Читать «Альбион и тайна времени» онлайн - страница 19

Лариса Николаевна Васильева

Со временем выработался опыт: печеная картошка — без счета по две на каждого, легкие салаты и разная рыбка, а потом, пожалуйста, бефстроганов, подумаешь, бефстроганов, это ведь не утку яблоками начинять. И никаких холодцов, никаких пирогов.

Приехав в отпуск домой и созвав самых близких друзей, решила я с ними поэкспериментировать. Рассадила по углам и говорю:

— Какие напитки будете пить?

А они, несколько оторопев, сами стали наливать себе. На столе в маленьких четырех вазочках была разложена легкая закуска.

Мои дорогие друзья молча переглянулись, но не сказали ни слова. В одну минуту один из них смахнул себе в тарелку содержимое одной вазочки, другой — другой, а пятому и шестому вообще не досталось. В полной тишине, подняв полную рюмку над пустой тарелкой, шестой мой гость сказал:

— Слушай, там у вас, в Англии, конечно, кризис, мы понимаем, жрать нечего. Но сейчас мы все, слава богу, дома. Посему позволь нам сбегать за угол в магазин «Комсомолец», там выбор неважный, да и поздно уже, но кусок колбасы и несколько банок консервов всегда найдется.

Я счастливо расхохоталась и бросилась на кухню за спрятанными там бесчисленными яствами.

Жизнь вошла в свои берега.

Лицо Лондона

Прежде чем увидеть что-то или кого-то, человек обычно пытается представить себе кого-то или что-то. Всегда ли представления совпадают с реальностью?

Я не могу сказать, в чем тут дело, но Париж открылся мне таким, словно знала его едва ли не с рождения, Ленинград оказался неизмеримо богаче всех моих представлений, от Москвы, попав в нее впервые из маленького уральского городка, я ожидала большего, а Лондон был ничем не похож на тот город, который связывался в моем представлении с этим именем.

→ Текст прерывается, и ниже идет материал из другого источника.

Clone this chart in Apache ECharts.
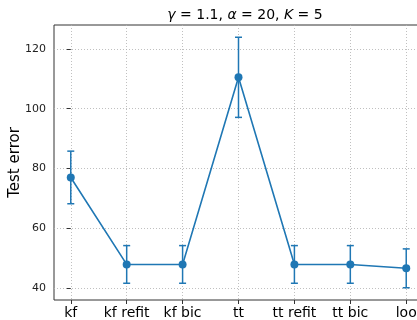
<!DOCTYPE html>
<html>
<head>
<meta charset="utf-8">
<script src="https://cdn.jsdelivr.net/npm/echarts@6/dist/echarts.min.js"></script>
<style>html,body{margin:0;padding:0;background:#fff;}#c{width:417px;height:320px;}</style>
</head>
<body>
<div id="c"></div>
<script>
const categories = ['kf', 'kf refit', 'kf bic', 'tt', 'tt refit', 'tt bic', 'loo'];
const means = [77.0, 47.9, 47.9, 110.5, 47.9, 47.9, 46.6];
const errors = [8.8, 6.3, 6.3, 13.4, 6.3, 6.3, 6.5];
const yTicks = [40, 60, 80, 100, 120];

const idx = categories.map((_, i) => i);
const lineData = means.map((m, i) => [i, m]);
const errData = means.map((m, i) => [i, m - errors[i], m + errors[i]]);
const color = '#1f77b4';
const font = 'DejaVu Sans';

const chart = echarts.init(document.getElementById('c'), null, {renderer: 'canvas'});
chart.setOption({
  animation: false,
  backgroundColor: '#fff',
  title: {
    text: '{i|γ} = 1.1, {i|α} = 20, {i|K} = 5',
    left: 240, top: 3, textAlign: 'center',
    textStyle: {
      fontFamily: font, fontSize: 14, fontWeight: 'normal', color: '#000',
      rich: { i: { fontFamily: font, fontSize: 14, fontStyle: 'italic', color: '#000' } }
    }
  },
  grid: {
    left: 54, right: -6, top: 25, bottom: 20,
    outerBoundsMode: 'none', containLabel: false,
    show: true, borderColor: '#333', borderWidth: 1, backgroundColor: 'transparent'
  },
  xAxis: {
    type: 'value', min: -0.3, max: 6.3, minInterval: 1, maxInterval: 1,
    axisLine: { show: false },
    axisTick: { show: true, length: 4, customValues: idx, lineStyle: { color: '#333', width: 1 } },
    axisLabel: {
      customValues: idx, margin: 6, hideOverlap: false,
      formatter: v => (Number.isInteger(v) ? categories[v] : ''),
      fontFamily: font, fontSize: 14, color: '#000'
    },
    splitLine: { show: true, lineStyle: { color: '#b0b0b0', type: [1, 2], width: 0.8 } }
  },
  yAxis: {
    type: 'value', min: 36, max: 128, minInterval: 20, maxInterval: 20,
    name: 'Test error', nameLocation: 'middle', nameGap: 31, nameMoveOverlap: false,
    nameTextStyle: { fontFamily: font, fontSize: 15, color: '#000' },
    axisLine: { show: false },
    axisTick: { show: true, length: 4, customValues: yTicks, lineStyle: { color: '#333', width: 1 } },
    axisLabel: {
      customValues: yTicks, margin: 8,
      formatter: v => (v % 20 === 0 ? String(v) : ''),
      fontFamily: font, fontSize: 11, color: '#222'
    },
    splitLine: { show: true, lineStyle: { color: '#b0b0b0', type: [1, 2], width: 0.8 } }
  },
  series: [
    {
      type: 'line', data: lineData, symbol: 'circle', symbolSize: 8,
      lineStyle: { color: color, width: 1.6 }, itemStyle: { color: color },
      z: 3
    },
    {
      type: 'custom', data: errData, z: 2,
      renderItem: function (params, api) {
        const x = api.value(0);
        const lo = api.coord([x, api.value(1)]);
        const hi = api.coord([x, api.value(2)]);
        const cap = 3.5;
        const st = { stroke: color, lineWidth: 1.5 };
        return {
          type: 'group',
          children: [
            { type: 'line', shape: { x1: lo[0], y1: lo[1], x2: hi[0], y2: hi[1] }, style: st },
            { type: 'line', shape: { x1: lo[0] - cap, y1: lo[1], x2: lo[0] + cap, y2: lo[1] }, style: st },
            { type: 'line', shape: { x1: hi[0] - cap, y1: hi[1], x2: hi[0] + cap, y2: hi[1] }, style: st }
          ]
        };
      }
    }
  ]
});
</script>
</body>
</html>
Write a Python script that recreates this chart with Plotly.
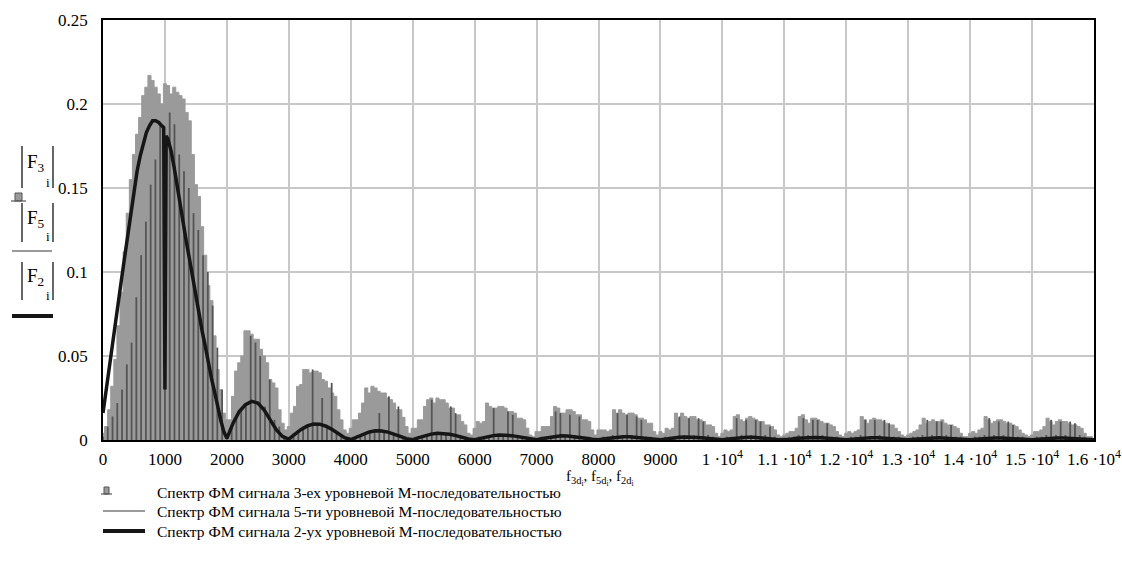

«Лондон… — думала я всегда, — Лондон — нечто хмурое, темно-серое, иногда краснокаменное, острокрышее, причем крыши толпятся, теснятся, нечто узкое — не разойдешься, по-своему сурово-красивое, вечно дождливое или туманное — нечто».

Город разметал передо мною ослепительно белые крылья улиц в районе Риджент-парка, завлек на свои сдобные холмы, покрытые вечнозеленой травой и кудрявыми, неохватными каштанами и буками, ошеломил решительными поворотами домов, являющих былое величие империи, погрузил в пучину нищеты и грязи в Брикстоне и Уайтчепеле — нет — он не был похож ни на какие представления о нем, ни на какие описания.

Растерянно бросилась я к Герцену:

«Нет города в мире, который больше бы отучай от людей и больше приучал бы к одиночеству, как Лондон».

Эти слова вполне подходили к моему старому понятию о Лондоне и, видимо, известные мне давно, тоже формировали представление, но совсем не показалась верными в определении того города, который был передо мною и великодушно позволял познавать себя.

Здесь предстояло жить и понимать чужую жизнь, И чем дольше я живу, тем, казалось, меньше знаю и понимаю Лондон.